● WHAT YOU HAVE TO DO
Show every line where "React" occurs.
── INFORMATION PROVIDED
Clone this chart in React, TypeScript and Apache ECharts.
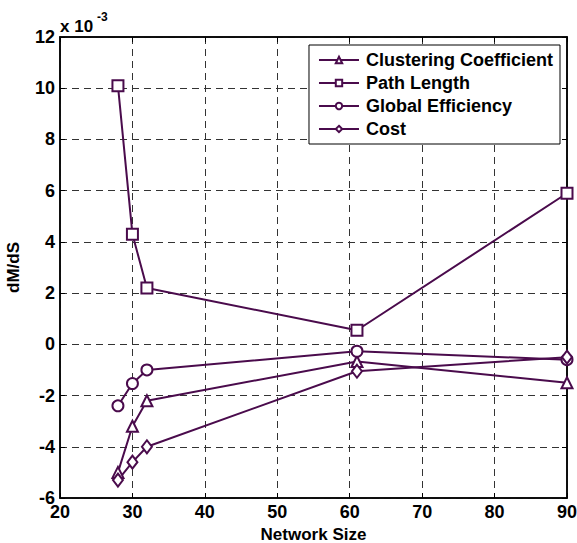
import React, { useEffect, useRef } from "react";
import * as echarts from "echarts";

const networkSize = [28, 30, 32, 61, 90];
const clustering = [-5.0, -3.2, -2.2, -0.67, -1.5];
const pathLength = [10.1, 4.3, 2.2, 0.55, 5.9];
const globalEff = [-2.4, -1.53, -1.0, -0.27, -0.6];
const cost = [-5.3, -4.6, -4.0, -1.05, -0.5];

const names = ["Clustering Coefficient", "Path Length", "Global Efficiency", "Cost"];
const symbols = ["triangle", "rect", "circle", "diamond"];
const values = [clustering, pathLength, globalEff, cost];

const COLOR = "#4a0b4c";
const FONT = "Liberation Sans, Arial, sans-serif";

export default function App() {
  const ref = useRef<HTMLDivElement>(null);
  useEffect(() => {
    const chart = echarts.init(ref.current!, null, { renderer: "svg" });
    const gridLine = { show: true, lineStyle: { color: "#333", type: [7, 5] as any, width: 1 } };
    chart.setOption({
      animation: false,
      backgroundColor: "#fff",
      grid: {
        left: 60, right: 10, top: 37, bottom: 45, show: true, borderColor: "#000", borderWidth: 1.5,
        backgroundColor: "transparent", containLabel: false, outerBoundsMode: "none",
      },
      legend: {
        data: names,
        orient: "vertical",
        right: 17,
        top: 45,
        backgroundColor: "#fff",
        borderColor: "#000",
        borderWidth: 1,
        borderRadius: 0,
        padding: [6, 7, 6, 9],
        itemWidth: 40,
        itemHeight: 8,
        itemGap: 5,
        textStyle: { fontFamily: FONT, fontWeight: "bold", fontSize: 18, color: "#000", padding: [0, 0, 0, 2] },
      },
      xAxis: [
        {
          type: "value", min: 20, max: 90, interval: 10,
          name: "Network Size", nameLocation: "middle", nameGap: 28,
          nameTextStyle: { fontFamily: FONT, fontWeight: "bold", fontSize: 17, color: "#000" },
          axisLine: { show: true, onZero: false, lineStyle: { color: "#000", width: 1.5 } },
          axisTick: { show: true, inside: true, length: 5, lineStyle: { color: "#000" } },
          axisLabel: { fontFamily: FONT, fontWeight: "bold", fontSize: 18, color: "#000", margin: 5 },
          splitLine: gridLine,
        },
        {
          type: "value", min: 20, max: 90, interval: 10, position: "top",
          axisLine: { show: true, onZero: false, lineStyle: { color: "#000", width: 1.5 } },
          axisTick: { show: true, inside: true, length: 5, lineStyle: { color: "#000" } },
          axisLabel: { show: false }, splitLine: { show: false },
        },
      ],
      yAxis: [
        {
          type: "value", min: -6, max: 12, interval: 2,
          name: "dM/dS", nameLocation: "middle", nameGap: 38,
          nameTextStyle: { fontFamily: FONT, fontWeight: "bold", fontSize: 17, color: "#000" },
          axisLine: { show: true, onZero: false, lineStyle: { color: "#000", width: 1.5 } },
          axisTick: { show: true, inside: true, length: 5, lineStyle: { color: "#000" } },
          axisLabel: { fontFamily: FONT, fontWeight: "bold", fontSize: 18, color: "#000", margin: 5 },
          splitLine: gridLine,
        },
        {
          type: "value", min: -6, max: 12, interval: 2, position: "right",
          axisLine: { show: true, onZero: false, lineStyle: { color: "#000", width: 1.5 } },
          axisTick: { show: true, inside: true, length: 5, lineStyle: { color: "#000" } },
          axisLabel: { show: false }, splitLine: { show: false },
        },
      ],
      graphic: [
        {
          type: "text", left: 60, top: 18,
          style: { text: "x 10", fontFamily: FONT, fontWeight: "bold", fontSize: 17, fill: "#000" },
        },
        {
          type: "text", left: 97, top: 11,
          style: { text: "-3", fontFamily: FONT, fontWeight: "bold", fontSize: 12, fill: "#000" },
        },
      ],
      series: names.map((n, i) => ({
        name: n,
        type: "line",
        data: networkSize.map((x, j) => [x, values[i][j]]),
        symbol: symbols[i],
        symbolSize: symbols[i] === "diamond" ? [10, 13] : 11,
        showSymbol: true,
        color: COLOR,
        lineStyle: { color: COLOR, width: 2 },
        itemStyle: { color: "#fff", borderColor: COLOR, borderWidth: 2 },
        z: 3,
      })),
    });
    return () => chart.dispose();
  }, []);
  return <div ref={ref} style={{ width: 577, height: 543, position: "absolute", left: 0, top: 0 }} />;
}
────
● RIGHT ANSWER
Clone this chart in React, TypeScript and Apache ECharts.
import React, { useEffect, useRef } from "react";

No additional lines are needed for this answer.